Sejarah Politik Adu Domba Belanda di Kota Padang

Sejarah Politik Adu Domba Belanda di Kota Padang

4 Desember 2020
Warga China di Padang (Foto: Istimewa/padangkita.com)

Warga China di Padang (Foto: Istimewa/padangkita.com)

RIAU1.COM - Semenjak terjadinya gelombang migarasi para pedagang China ke Nusantara dipertengahan abad ke-15, Belanda mulai memainkan politik devide et impera atau politik adu domba terutama di Kota Padang, Sumatera Barat.

Alasannya karena orang-orang Tionghoa ini kerap menjalin hubungan harmonis dengan penduduk setempat, dikutip dari Orang-Orang Tionghoa, Dimana Bumi Dipijak, Disini Langik Dijunjuang, Riniwaty Makmur, Jumat, 4 Desember 2020.

Itikat baik ini dipandang Belanda cukup membahayakan untuk menguasai Indonesia.

Salah satu alasan Belanda berani membuat politik adu domba lantara sejak 1520, mereka telah menguasai pantai barat Sumatera menggantikan peranan kerajaan Aceh.

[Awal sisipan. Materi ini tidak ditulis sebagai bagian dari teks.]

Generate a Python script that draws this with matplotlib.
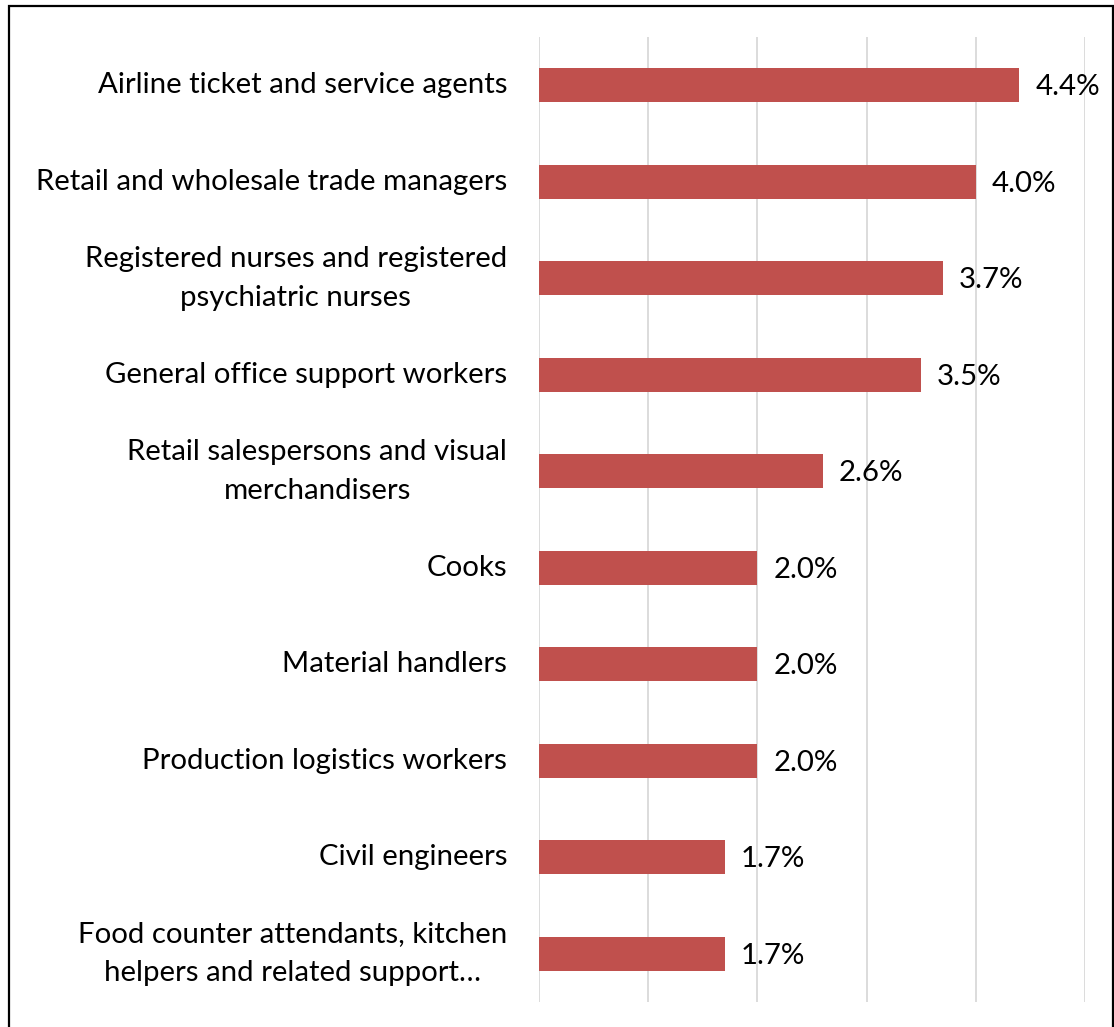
import matplotlib
matplotlib.use("Agg")
import matplotlib.pyplot as plt
from matplotlib.patches import Rectangle

plt.rcParams['font.family'] = ['Lato', 'DejaVu Sans']

categories = [
    "Airline ticket and service agents",
    "Retail and wholesale trade managers",
    "Registered nurses and registered\npsychiatric nurses",
    "General office support workers",
    "Retail salespersons and visual\nmerchandisers",
    "Cooks",
    "Material handlers",
    "Production logistics workers",
    "Civil engineers",
    "Food counter attendants, kitchen\nhelpers and related support\u2026",
]
values = [4.4, 4.0, 3.7, 3.5, 2.6, 2.0, 2.0, 2.0, 1.7, 1.7]
value_labels = ["4.4%", "4.0%", "3.7%", "3.5%", "2.6%", "2.0%", "2.0%", "2.0%", "1.7%", "1.7%"]

W, H = 1114, 1027
fig = plt.figure(figsize=(W / 100, H / 100), dpi=100)

# chart frame
fig.patches.append(Rectangle((9 / W, -0.01), (1113 - 9) / W, (H - 6) / H + 0.01,
                             transform=fig.transFigure, fill=False,
                             edgecolor='black', linewidth=1.6, zorder=0))

left, right, top, bottom = 539, 1085, 37, 1002
ax = fig.add_axes([left / W, (H - bottom) / H, (right - left) / W, (bottom - top) / H])

ypos = list(range(len(categories)))
ax.barh(ypos, values, height=0.35, color='#C0504D', zorder=3)
ax.set_xlim(0, 5)
ax.set_ylim(len(categories) - 0.5, -0.5)

ax.set_xticks([0, 1, 2, 3, 4, 5])
ax.xaxis.grid(True, color='#D9D9D9', linewidth=1.3, zorder=0)
ax.tick_params(axis='x', which='both', length=0, labelbottom=False)
ax.tick_params(axis='y', which='both', length=0, pad=23)
ax.set_yticks(ypos)
ax.set_yticklabels(categories, fontsize=21.2, multialignment='center',
                   color='black', linespacing=1.6, va='center')
for s in ax.spines.values():
    s.set_visible(False)

for y, v, lab in zip(ypos, values, value_labels):
    ax.annotate(lab, xy=(v, y), xytext=(16, -2), textcoords='offset pixels',
                va='center', ha='left', fontsize=21.2, color='black')

fig.savefig("out.png", dpi=100)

Kompeni mengeluarkan berbagai kebijakan untuk memisahkan penduduk setempat dengan Tionghoa.

Salah satunya mengekslusifkan tempat tinggal orang Tionghoa yang memasukkannya kedalam golongan Vreemde Oosterlingen atau oriental asing.

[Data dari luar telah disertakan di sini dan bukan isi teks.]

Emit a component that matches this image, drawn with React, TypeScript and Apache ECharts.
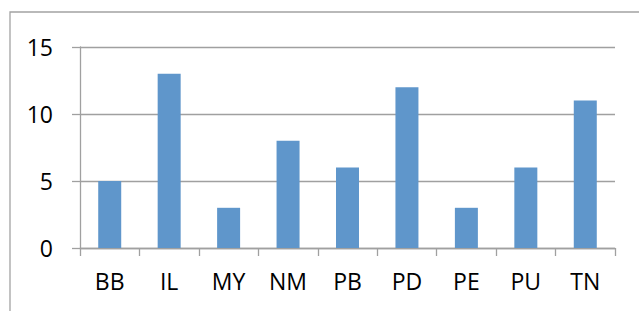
import React, { useEffect, useRef } from "react";
import * as echarts from "echarts";

const categories = ["BB", "IL", "MY", "NM", "PB", "PD", "PE", "PU", "TN"];
const values = [5, 13, 3, 8, 6, 12, 3, 6, 11];
const yMin = 0;
const yMax = 15;
const yInterval = 5;

export default function App() {
  const ref = useRef<HTMLDivElement>(null);
  useEffect(() => {
    if (!ref.current) return;
    const chart = echarts.init(ref.current, undefined, { renderer: "svg" });
    const axisColor = "#a0a0a0";
    const font = "Open Sans";
    chart.setOption({
      animation: false,
      backgroundColor: "#ffffff",
      textStyle: { fontFamily: font },
      graphic: [
        {
          type: "rect",
          shape: { x: 10, y: 12, width: 700, height: 400 },
          style: { fill: "none", stroke: "#a3a3a3", lineWidth: 1.3 },
          silent: true,
        },
      ],
      grid: { left: 80, right: 24, top: 47, bottom: 63, containLabel: false },
      xAxis: {
        type: "category",
        data: categories,
        axisLine: { show: true, lineStyle: { color: axisColor, width: 1.3 } },
        axisTick: { show: true, length: 8, interval: 0, alignWithLabel: false, lineStyle: { color: axisColor, width: 1.3 } },
        axisLabel: { color: "#000", fontSize: 23, fontFamily: font, margin: 21, interval: 0 },
        splitLine: { show: false },
      },
      yAxis: {
        type: "value",
        min: yMin,
        max: yMax,
        interval: yInterval,
        axisLine: { show: true, lineStyle: { color: axisColor, width: 1.3 } },
        axisTick: { show: true, length: 8, inside: false, lineStyle: { color: axisColor, width: 1.3 } },
        axisLabel: { color: "#000", fontSize: 23, fontFamily: font, margin: 27 },
        splitLine: { show: true, lineStyle: { color: axisColor, width: 1.3 } },
      },
      series: [
        {
          type: "bar",
          data: values,
          barWidth: 23,
          itemStyle: { color: "#5f96cb" },
        },
      ],
    });
    return () => chart.dispose();
  }, []);
  return (
    <div
      ref={ref}
      style={{ position: "fixed", left: 0, top: 0, width: 639, height: 311 }}
    />
  );
}
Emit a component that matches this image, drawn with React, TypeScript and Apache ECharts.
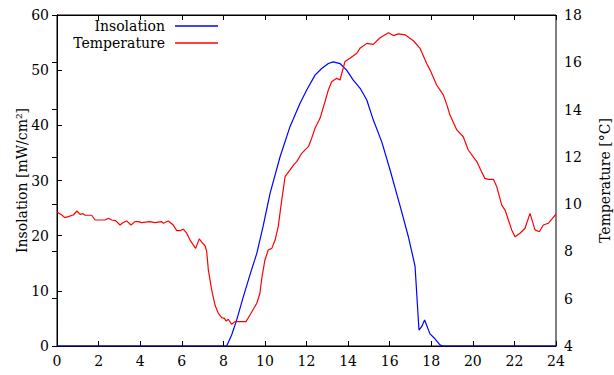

Membuat munculnya istilah seperti Pondok atau Tanah Kongsi. Berkembang menjadi pasar yang ramai dikunjungi oleh kalangan mereka.

Tak hanya itu, Belanda juga membentuk tingkatan golongan penduduk lainnya seperti golongan Eropa, dan pribumi. Puncaknya terjadi di tahun 1854.

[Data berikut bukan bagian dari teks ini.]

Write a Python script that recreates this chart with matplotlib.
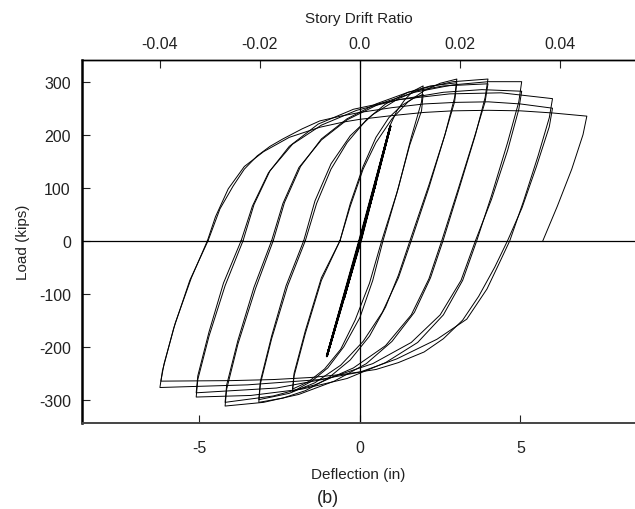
import matplotlib
matplotlib.use("Agg")
import matplotlib.pyplot as plt

plt.rcParams['font.family'] = ['Liberation Sans', 'DejaVu Sans']
plt.rcParams['axes.unicode_minus'] = False

# story height used for the drift ratio axis (in)
story_h = 155.8

# small elastic cycles
el_x = [0, 0.5, 0, -0.5, 0, 0.95, 0.02, -1.03, -0.02, 0.95, 0.03, -1.03, 0]
el_y = [0, 110, 0, -110, 0, 216, 0, -218, 0, 216, 0, -218, 0]

# cycles to ~2 in
a1_x = [0, 0.93, 1.15, 1.4, 1.65, 1.97, 1.92, 1.6, 1.2, 0.72, 0.4, 0.0, -0.5, -1.0, -1.5, -2.1, -2.05, -1.7, -1.2, -0.62]
a1_y = [0, 216, 245, 266, 282, 292, 262, 195, 100, 0, -75, -145, -200, -240, -265, -285, -255, -175, -75, 0]
a2_x = [-0.62, -0.3, 0.1, 0.5, 0.9, 1.3, 1.65, 1.97, 1.92, 1.55, 1.15, 0.68, 0.3, -0.15, -0.6, -1.1, -1.6, -2.1, -2.05, -1.7, -1.2, -0.62]
a2_y = [0, 70, 140, 195, 232, 255, 268, 276, 245, 180, 90, 0, -80, -150, -205, -242, -266, -280, -250, -170, -70, 0]

# cycles to ~3 in
b1_x = [-0.62, -0.3, 0.1, 0.5, 1.0, 1.5, 2.0, 2.5, 3.02, 2.95, 2.65, 2.15, 1.56, 1.2, 0.8, 0.3, -0.3, -1.0, -1.7, -2.4, -3.15, -3.1, -2.75, -2.25, -1.7]
b1_y = [0, 65, 135, 185, 230, 262, 283, 297, 305, 270, 200, 105, 0, -65, -125, -180, -225, -260, -283, -297, -305, -270, -185, -85, 0]
b2_x = [-1.7, -1.35, -0.9, -0.4, 0.2, 0.8, 1.5, 2.2, 3.02, 2.95, 2.6, 2.15, 1.6, 1.2, 0.7, 0.1, -0.6, -1.4, -2.2, -3.15, -3.1, -2.75, -2.3, -1.75]
b2_y = [0, 70, 135, 185, 228, 258, 280, 292, 298, 262, 190, 100, 0, -70, -135, -190, -235, -268, -288, -300, -265, -180, -85, 0]

# cycles to ~4 in
c1_x = [-1.75, -1.4, -0.9, -0.3, 0.4, 1.2, 2.0, 2.9, 3.99, 3.9, 3.6, 3.1, 2.59, 2.2, 1.7, 1.0, 0.2, -0.8, -1.9, -3.0, -4.2, -4.15, -3.8, -3.25, -2.7]
c1_y = [0, 75, 145, 198, 238, 268, 288, 300, 305, 270, 200, 100, 0, -70, -135, -190, -232, -265, -290, -305, -312, -280, -195, -90, 0]
c2_x = [-2.7, -2.35, -1.85, -1.2, -0.4, 0.5, 1.5, 2.6, 3.99, 3.9, 3.55, 3.05, 2.55, 2.15, 1.6, 0.8, -0.2, -1.4, -2.7, -4.2, -4.15, -3.8, -3.3, -2.75]
c2_y = [0, 72, 140, 192, 230, 258, 280, 292, 296, 262, 192, 95, 0, -72, -140, -198, -240, -272, -293, -305, -272, -188, -88, 0]

# cycles to ~5 in
d1_x = [-2.75, -2.4, -1.9, -1.2, -0.4, 0.6, 1.7, 2.9, 4.0, 5.04, 4.95, 4.6, 4.1, 3.64, 3.2, 2.6, 1.8, 0.8, -0.4, -1.8, -3.4, -5.1, -5.05, -4.7, -4.2, -3.64]
d1_y = [0, 70, 138, 190, 228, 258, 280, 294, 300, 300, 262, 185, 85, 0, -75, -140, -192, -230, -260, -280, -292, -295, -262, -180, -85, 0]
d2_x = [-3.64, -3.3, -2.8, -2.1, -1.2, -0.1, 1.2, 2.6, 3.8, 5.04, 4.95, 4.6, 4.1, 3.6, 3.15, 2.5, 1.6, 0.4, -1.0, -2.6, -5.1, -5.05, -4.7, -4.25, -3.7]
d2_y = [0, 68, 132, 182, 218, 246, 266, 280, 285, 282, 248, 170, 78, 0, -75, -140, -192, -232, -260, -278, -287, -255, -172, -80, 0]

# cycles to ~6 in
e1_x = [-3.7, -3.35, -2.85, -2.2, -1.3, -0.2, 1.2, 2.8, 4.4, 6.0, 5.9, 5.55, 5.1, 4.67, 4.36, 3.96, 3.33, 2.4, 1.15, 0, -1.25, -3.5, -6.23, -6.15, -5.8, -5.3, -4.73]
e1_y = [0, 65, 128, 178, 220, 248, 266, 277, 279, 268, 232, 160, 75, 0, -40, -91, -148, -186, -223, -248, -262, -272, -277, -245, -165, -75, 0]
e2_x = [-4.73, -4.36, -3.95, -3.6, -3.2, -2.8, -2.4, -1.8, -1.25, -0.6, 0, 1.0, 2.0, 3.0, 4.0, 5.0, 6.0, 5.9, 5.5, 5.05, 4.6, 4.2, 3.7, 3.2, 2.6, 2.0, 1.2, 0.5, -0.5, -1.5, -2.7, -4.0, -6.2, -6.1, -5.75, -5.25, -4.75]
e2_y = [0, 60, 103, 135, 160, 178, 192, 211, 226, 235, 242, 251, 258, 261, 262, 258, 250, 215, 140, 62, 0, -50, -105, -150, -185, -210, -230, -243, -252, -258, -262, -264, -265, -232, -155, -70, 0]

# final excursion to ~7 in and unloading
f_x = [-4.75, -4.5, -4.1, -3.6, -3.0, -2.2, -1.25, -0.5, 0, 1.0, 2.0, 2.9, 4.0, 5.0, 6.0, 7.07, 6.95, 6.6, 6.15, 5.7]
f_y = [0, 45, 98, 140, 168, 195, 214, 224, 229, 236, 242, 245, 246, 245, 241, 235, 200, 135, 65, 0]

loops = [(el_x, el_y), (a1_x, a1_y), (a2_x, a2_y), (b1_x, b1_y), (b2_x, b2_y),
         (c1_x, c1_y), (c2_x, c2_y), (d1_x, d1_y), (d2_x, d2_y),
         (e1_x, e1_y), (e2_x, e2_y), (f_x, f_y)]

drift_ticks = [-0.04, -0.02, 0.0, 0.02, 0.04]
drift_labels = ['-0.04', '-0.02', '0.0', '0.02', '0.04']

fig = plt.figure(figsize=(6.35, 5.1), dpi=100)
ax = fig.add_axes([0.129, 0.1686, 0.871, 0.7124])

for lx, ly in loops:
    ax.plot(lx, ly, color='black', lw=0.7)
# heavier trace for the repeated elastic cycles
ax.plot(el_x, el_y, color='black', lw=1.4)

ax.axhline(0, color='black', lw=0.9)
ax.axvline(0, color='black', lw=0.9)

ax.set_xlim(-8.66, 8.57)
ax.set_ylim(-344, 341.5)
ax.set_xticks([-5, 0, 5])
ax.set_yticks([-300, -200, -100, 0, 100, 200, 300])
ax.tick_params(direction='in', length=6, labelsize=11.5, colors='#222', pad=12)
ax.tick_params(axis='y', pad=8)
ax.set_xlabel('Deflection (in)', fontsize=11, color='#222', labelpad=9)
ax.set_ylabel('Load (kips)', fontsize=11, color='#222', labelpad=6)

ax.spines['right'].set_visible(False)
ax.spines['left'].set_linewidth(1.8)
ax.spines['bottom'].set_linewidth(1.4)
ax.spines['bottom'].set_color('#444')
ax.spines['top'].set_linewidth(1.0)

top = ax.secondary_xaxis('top', functions=(lambda d: d / story_h, lambda r: r * story_h))
top.set_xticks(drift_ticks)
top.set_xticklabels(drift_labels)
top.tick_params(direction='in', length=6, labelsize=11.5, colors='#222', pad=6)
top.set_xlabel('Story Drift Ratio', fontsize=11, color='#222', labelpad=10)
top.spines['top'].set_linewidth(1.0)

fig.text(0.517, 0.014, '(b)', fontsize=13, color='#222', ha='center')

plt.savefig('out.png', dpi=100)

Serta memberikan orang Tionghoa hak-hak spesial seperti memungut pajak, menjual candu, membuka rumah judi yang tidak pernah disukai oleh warga tempatan.

Padahal, saat orang Tionghoa ini datang Belanda menerapkan peraturan izin dan hanya memberikan tempat tinggal di daerah pelabuhan di sepanjang pantai barat Sumatera.

Lama kelamaan, Kota Padang didatangi banyak orang. Belanda kembali mengelompokkannya lalu orang-orang menyebutnya dengan sebutan Kampung Jawa, Nias, China, sampai Kampung Keling.

Politik yang dikenal dengan segragasi ini bertujuan untuk mempermudah mereka melakukan kontrol. Bahkan sampai sekarang, kondisi itu masih dapat ditemui.